City staff presented two distinct approaches to reducing event‑day parking impacts near Levi's Stadium and asked the Stadium Neighborhood Relations Ad Hoc Subcommittee for community feedback: retain and adjust the resident‑driven Residential Permit Parking (RPP) program or adopt a new event‑day stadium overlay that would be activated only for major events.

Assistant Public Works Director Mike Liu outlined the RPP pathway, noting it is a resident-driven process established by ordinance in 2003 that requires property‑owner ballots and a simple‑majority (50% plus one) threshold. "This is all resident driven," Liu said, describing the six-step process from initial request to council consideration. He also summarized permit mechanics: two resident permits and two visitor permits per qualifying address, virtual permits linked to license plates, and an annual fee of $34.

Liu recapped a recent Mission Park effort (2024) where the city mailed ballots to 408 properties; of those, 147 voted in favor (about 36%), short of the 50%+1 threshold, and the petition effort stalled. "Ultimately, once again, resident driven," he said, explaining why the petition did not advance.

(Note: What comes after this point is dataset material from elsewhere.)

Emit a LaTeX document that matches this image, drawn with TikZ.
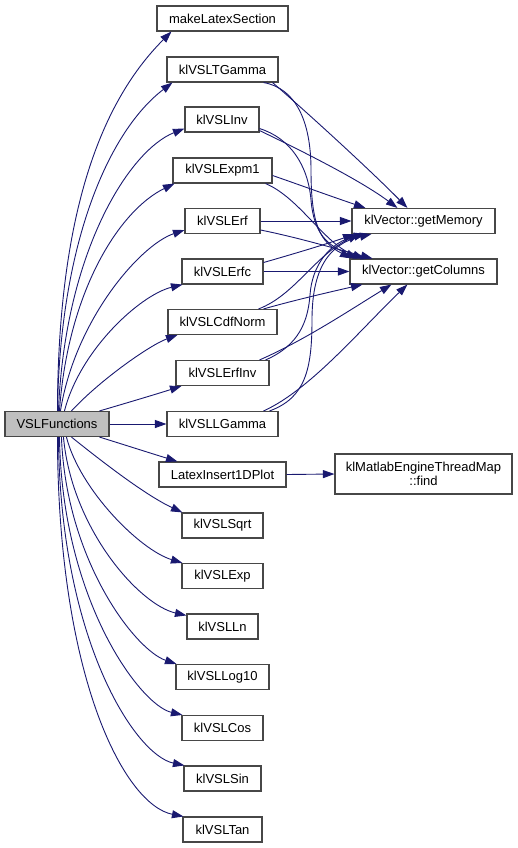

Deputy City Manager Christine Jung presented an alternative stadium-event overlay framework that would be activated only on major event days and limited to the highest-impact neighborhood blocks adjacent to the stadium. The draft would include a registration/permit process, enforcement on event days, and escalating penalties for repeat violations. Jung said staff is still developing the geographic scope, permit counts and enforcement details, and will seek resident input on those specifics.

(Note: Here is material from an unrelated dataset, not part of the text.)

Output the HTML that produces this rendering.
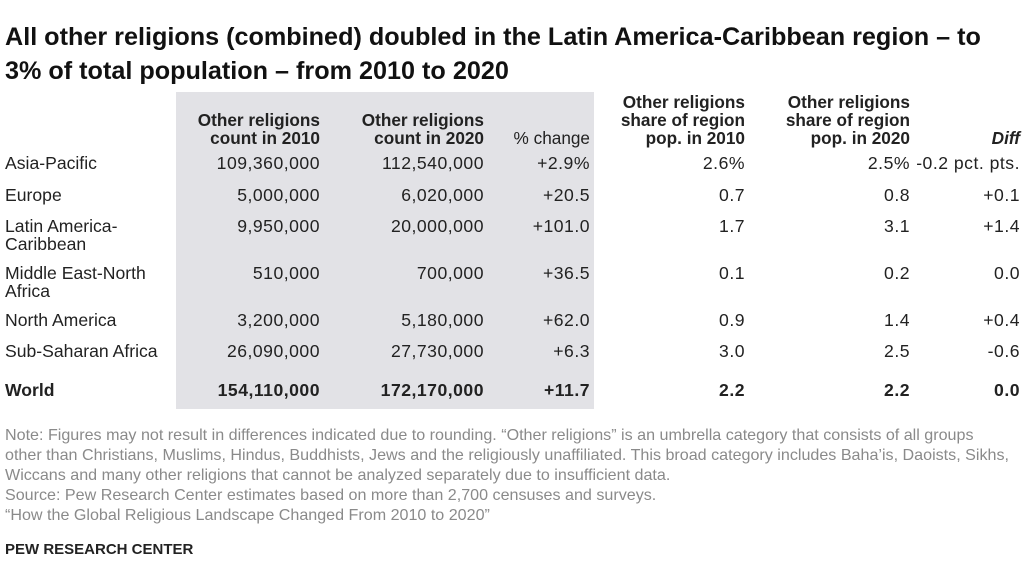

Residents and committee members pressed staff on several recurring issues: many homeowners in affected neighborhoods rent their properties, producing low petition participation; multiunit or rented properties create higher per‑address vehicle counts and make a two‑permit limit controversial; and homeowners worry that permits could be monetized or resold. One speaker noted that some properties have four tenants and multiple vehicles, making the two‑permit model inadequate.

On enforcement, staff and police flagged legal and operational constraints. Chief Morgan and staff explained Fourth Amendment limits on stopping people and asking for ID in consensual public encounters, and said enforcement commonly requires either complaint-led responses or technologies such as automated license‑plate readers (LPR). "We could be complaint driven, but we could also be LPR driven," Liu said, adding that the city is exploring LPR vendors and that an enforcement vehicle could scan plates and issue citations with a cure period.

City Manager Jovan Grogan told residents the city council has legislative discretion to change ballot thresholds (for example, using majority-protest processes or lowering the 50%+1 requirement) or to implement programs unilaterally. "So yes and yes," he said when asked whether council action could alter the current ballot model.

Businesses near the stadium also weighed in. Latoya, representing Hudson/Tech Mart, said Super Bowl access worked for building tenants but described problems with limos and SUVs parking illegally in red zones; staff responded that Tech Mart and convention‑center lots will be included in the city's paid‑parking analysis and noted possible permit or kiosk-based solutions.

Several residents asked staff to consider additional outreach and survey mechanisms to better capture sentiment beyond those who attend meetings. Staff said they will consider broader survey outreach and produce a more detailed analysis of permit counts per dwelling unit, enforcement models, and potential penalties before returning recommendations to the committee and council.

Next steps: staff will continue analysis, consider survey instruments and other outreach, include Tech Mart and convention-center lots in the paid-parking study, and present a stadium financial overview and refined parking options at a future meeting expected before May 21.